3. CI/CD Enforcement
# .github/workflows/ci.yml
name: CI
on: [push, pull_request]
jobs:
test:
runs-on: ubuntu-latest
steps:
- uses: actions/checkout@v4
- name: Install dependencies
run: pip install -r requirements.txt # or npm ci
- name: Run linters
run: |
flake8 .
mypy .
- name: Run tests with coverage
run: |
pytest --cov=. --cov-report=term-missing --cov-fail-under=30
# Fail if coverage drops below 30% — enforces the baseline
- name: Check for stale imports
run: python -m pytest --collect-only -q 2>&1 | grep "ERROR" || true
The critical enforcement: --cov-fail-under=30 (or equivalent for TypeScript: jest --coverageThreshold). This makes the CI/CD pipeline fail if test coverage drops below the established baseline — preventing regression in the feedback loop itself.
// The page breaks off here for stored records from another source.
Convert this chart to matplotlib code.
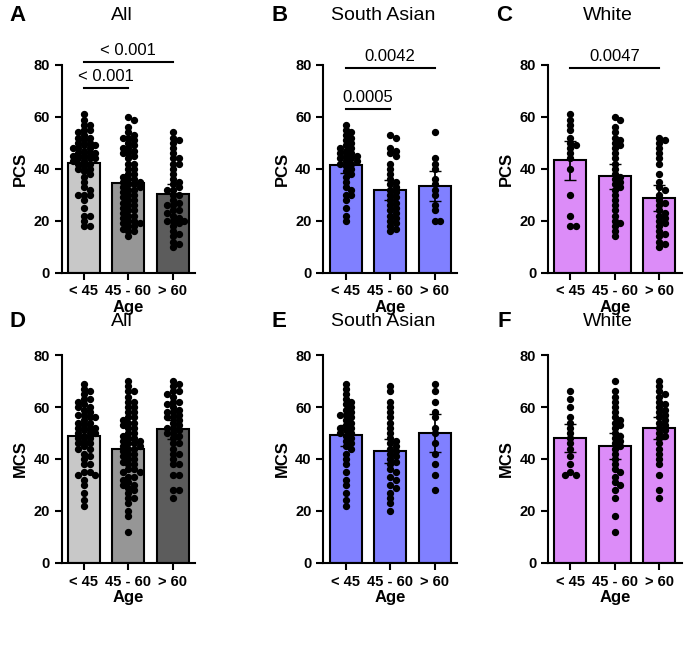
import numpy as np
import matplotlib
matplotlib.use("Agg")
import matplotlib.pyplot as plt

groups = ["< 45", "45 - 60", "> 60"]
sa_pcs = [[57,55,54,53,52,51,50,49,48,48,47,46,46,45,45,44,44,43,43,42,42,41,40,39,38,37,35,33,32,30,28,25,22,20,30],
          [53,52,48,47,46,45,42,40,38,36,35,34,33,32,31,30,29,28,27,26,25,24,23,22,21,20,19,18,17,16],
          [54,44,42,40,36,34,32,30,26,24,20,20]]
wh_pcs = [[61,59,57,55,52,50,49,48,46,44,40,30,22,18,18],
          [60,59,56,54,52,51,50,49,48,46,44,42,40,38,37,36,35,34,33,32,30,28,26,24,22,20,19,18,16,14],
          [52,51,50,48,46,44,42,38,35,33,32,30,28,27,26,24,23,22,21,20,19,18,16,15,14,12,11,10]]
sa_mcs = [[69,67,65,63,62,61,60,59,58,57,57,56,55,54,53,52,52,51,50,50,49,48,47,46,45,44,42,40,38,35,32,30,27,24,22],
          [68,66,62,60,58,56,54,52,50,48,47,46,45,44,43,42,41,40,39,38,36,35,33,32,30,29,27,25,23,20],
          [69,66,62,58,56,52,50,46,42,38,34,28]]
wh_mcs = [[66,63,60,56,54,52,50,48,46,44,41,38,35,34,34],
          [70,66,64,62,60,58,56,55,54,53,52,50,49,48,47,46,45,44,42,40,38,36,35,33,31,30,28,25,18,12],
          [70,68,66,65,64,62,61,60,59,58,57,56,55,54,53,52,51,50,49,48,46,44,42,40,38,34,28,25]]
all_pcs = [a + b for a, b in zip(sa_pcs, wh_pcs)]
all_mcs = [a + b for a, b in zip(sa_mcs, wh_mcs)]

titles = ["All", "South Asian", "White"]
letters = [["A", "B", "C"], ["D", "E", "F"]]
colors = [["#c8c8c8", "#969696", "#5c5c5c"], ["#8080ff"] * 3, ["#dc8cf8"] * 3]
sig = [[((0, 1), 71, "< 0.001"), ((0, 2), 81, "< 0.001")],
       [((0, 1), 63, "0.0005"), ((0, 2), 79, "0.0042")],
       [((0, 2), 79, "0.0047")]]

plt.rcParams['font.family'] = ['Arial', 'Liberation Sans', 'DejaVu Sans']
fig = plt.figure(figsize=(6.85, 6.7), dpi=100)
lefts = [0.09, 0.472, 0.80]
bottoms = [0.593, 0.16]
W, H = 0.195, 0.31

def swarm(vals, xc, xs=44.0, ys=2.6, d=5.6):
    placed = []
    out = []
    for v in sorted(vals, reverse=True):
        for k in range(0, 40):
            cand = [0] if k == 0 else [k, -k]
            ok = None
            for c in cand:
                ox = c * d * 0.5
                if all((ox - px) ** 2 + ((v - pv) * ys) ** 2 >= d * d * 0.8 for px, pv in placed):
                    ok = ox
                    break
            if ok is not None:
                placed.append((ok, v))
                out.append((xc + ok / xs, v))
                break
    return out

data = [[all_pcs, sa_pcs, wh_pcs], [all_mcs, sa_mcs, wh_mcs]]
for r in range(2):
    for c in range(3):
        ax = fig.add_axes([lefts[c], bottoms[r], W, H])
        ds = data[r][c]
        for i, v in enumerate(ds):
            v = np.array(v, float)
            m = v.mean(); ci = 1.96 * v.std(ddof=1) / np.sqrt(len(v))
            ax.bar(i, m, width=0.72, color=colors[c][i], edgecolor="black", linewidth=1.5, zorder=1)
            pts = swarm(v, i)
            ax.scatter([p[0] for p in pts], [p[1] for p in pts], s=18, color="black", zorder=3, clip_on=False)
            ax.errorbar(i, m, yerr=ci, color="black", capsize=4, lw=1.3, zorder=4)
        ax.set_xlim(-0.5, 2.5); ax.set_ylim(0, 80)
        ax.set_yticks([0, 20, 40, 60, 80])
        ax.set_xticks(range(3)); ax.set_xticklabels(groups)
        for s in ["top", "right"]:
            ax.spines[s].set_visible(False)
        for s in ["left", "bottom"]:
            ax.spines[s].set_linewidth(1.5)
        ax.tick_params(width=1.5, length=5, labelsize=10.5)
        for t in ax.get_xticklabels() + ax.get_yticklabels():
            t.set_fontweight("bold")
        ax.set_xlabel("Age", fontsize=12, fontweight="bold", labelpad=1)
        ax.set_ylabel("PCS" if r == 0 else "MCS", fontsize=12, fontweight="bold")
        ty = 1.24 if r == 0 else 1.16
        ax.text(0.45, ty, titles[c], transform=ax.transAxes, fontsize=14, ha="center", va="center")
        ax.text(-0.33, ty, letters[r][c], transform=ax.transAxes, fontsize=16, fontweight="bold", ha="center", va="center")
        if r == 0:
            for (a, b), y, lab in sig[c]:
                ax.plot([a, b], [y, y], color="black", lw=1.5, clip_on=False)
                ax.text((a + b) / 2, y + 1.5, lab, ha="center", va="bottom", fontsize=12, clip_on=False)
fig.savefig("out.png", dpi=100)
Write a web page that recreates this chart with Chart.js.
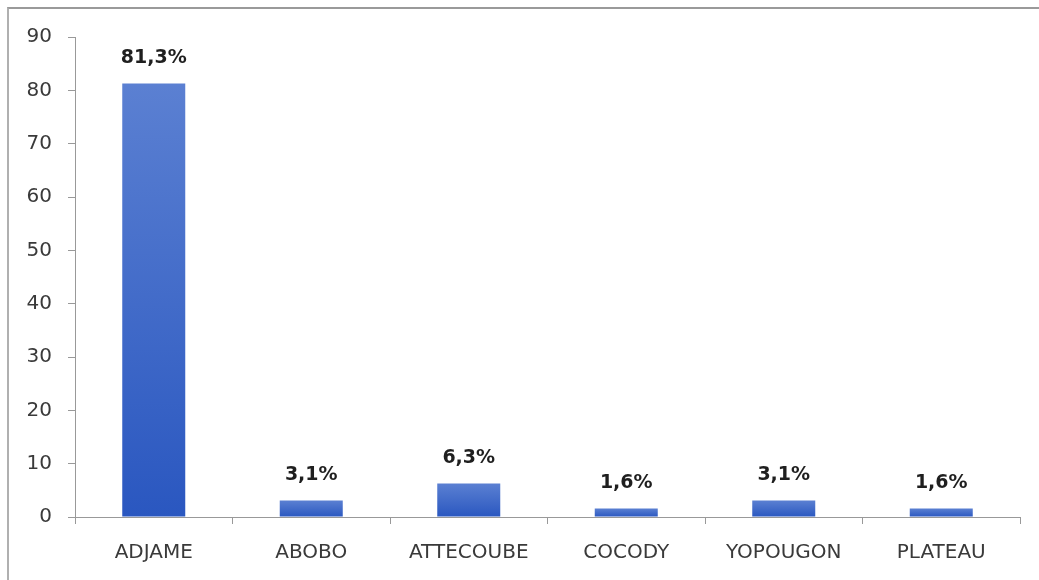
<!DOCTYPE html>
<html>
<head>
<meta charset="utf-8">
<script src="https://cdn.jsdelivr.net/npm/chart.js@4/dist/chart.umd.min.js"></script>
<style>
  html, body { margin: 0; padding: 0; background: #fff; }
  #wrap { position: relative; width: 1039px; height: 580px; overflow: hidden; }
  #frame { position: absolute; left: 7px; top: 7px; width: 1040px; height: 600px;
           border-top: 2px solid #9a9a9a; border-left: 2px solid #b0b0b0; }
  #salesChart { position: absolute; left: 0; top: 0; }
</style>
</head>
<body>
<div id="wrap">
  <div id="frame"></div>
  <canvas id="salesChart" width="1039" height="580"></canvas>
</div>
<script>
var communes = ["ADJAME", "ABOBO", "ATTECOUBE", "COCODY", "YOPOUGON", "PLATEAU"];
var percents = [81.3, 3.1, 6.3, 1.6, 3.1, 1.6];
var percentLabels = ["81,3%", "3,1%", "6,3%", "1,6%", "3,1%", "1,6%"];
var yTicks = [0, 10, 20, 30, 40, 50, 60, 70, 80, 90];

// per-bar vertical gradient, lighter on top
function barFill(context) {
  var chart = context.chart;
  if (!chart.chartArea || context.dataIndex === undefined) return "#3a66c8";
  var y = chart.scales.y;
  var top = y.getPixelForValue(context.raw);
  var bottom = y.getPixelForValue(0);
  var g = chart.ctx.createLinearGradient(0, top, 0, bottom);
  g.addColorStop(0, "#5b80d2");
  g.addColorStop(1, "#2a57c0");
  return g;
}

var valueLabels = {
  id: "valueLabels",
  afterDatasetsDraw: function(chart) {
    var ctx = chart.ctx;
    var meta = chart.getDatasetMeta(0);
    ctx.save();
    ctx.font = "bold 19px 'DejaVu Sans'";
    ctx.fillStyle = "#1f1f1f";
    ctx.textAlign = "center";
    ctx.textBaseline = "bottom";
    meta.data.forEach(function(bar, i) {
      ctx.fillText(percentLabels[i], bar.x, bar.y - 16);
    });
    ctx.restore();
  }
};

var ctx = document.getElementById("salesChart");
new Chart(ctx, {
  type: "bar",
  data: {
    labels: communes,
    datasets: [{
      data: percents,
      backgroundColor: barFill,
      borderWidth: 0,
      barPercentage: 0.4,
      categoryPercentage: 1.0
    }]
  },
  options: {
    responsive: false,
    animation: false,
    layout: { padding: { left: 0, right: 19, top: 37, bottom: 0 } },
    plugins: { legend: { display: false }, tooltip: { enabled: false } },
    scales: {
      x: {
        offset: true,
        grid: {
          offset: true,
          drawOnChartArea: false,
          drawTicks: true,
          tickLength: 7,
          color: "#999999"
        },
        border: { color: "#999999", width: 1 },
        ticks: {
          color: "#3a3a3a",
          font: { family: "'DejaVu Sans'", size: 20 },
          padding: 17
        },
        afterFit: function(scale) { scale.height = 63; }
      },
      y: {
        min: 0,
        max: 90,
        afterBuildTicks: function(scale) {
          scale.ticks = yTicks.map(function(v) { return { value: v }; });
        },
        grid: {
          drawOnChartArea: false,
          drawTicks: true,
          tickLength: 7,
          color: "#999999"
        },
        border: { color: "#999999", width: 1 },
        ticks: {
          color: "#3a3a3a",
          font: { family: "'DejaVu Sans'", size: 20 },
          padding: 16
        },
        afterFit: function(scale) { scale.width = 75; }
      }
    }
  },
  plugins: [valueLabels]
});
</script>
</body>
</html>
Why Test Infrastructure Failure Makes All Other Root Causes Harder to Address
Test infrastructure failure (RC04) is the root cause that makes every other structural intervention high-risk:
| Root Cause | Without Tests | With Tests |
|---|---|---|
| RC01 Architecture Drift | Refactoring layer violations risks silent regressions | Refactoring is safe — tests catch behavioral changes |
| RC02 Dependency Corruption | Breaking circular deps may change behavior silently | Breaking cycles is verifiable — tests confirm behavior preserved |
| RC03 Structural Entropy | Consolidating duplicate logic risks divergence | Consolidation is safe — tests verify the canonical implementation |
| RC05 No Deployment Safety Net | CI/CD has nothing to enforce | CI/CD enforces test passage before every deployment |
This is why RC04 carries a 20% weight in the AI Chaos Index — equal to RC02. A codebase with high RC04 severity cannot be safely stabilized regardless of how well the other root causes are addressed. Every structural intervention carries regression risk that is only manageable with a functioning test feedback loop.
The correct remediation sequence: establish the test baseline (RC04) before or in parallel with addressing architecture drift (RC01) and dependency graph corruption (RC02). Attempting to refactor a structurally degraded codebase without tests is the highest-risk operation in software development.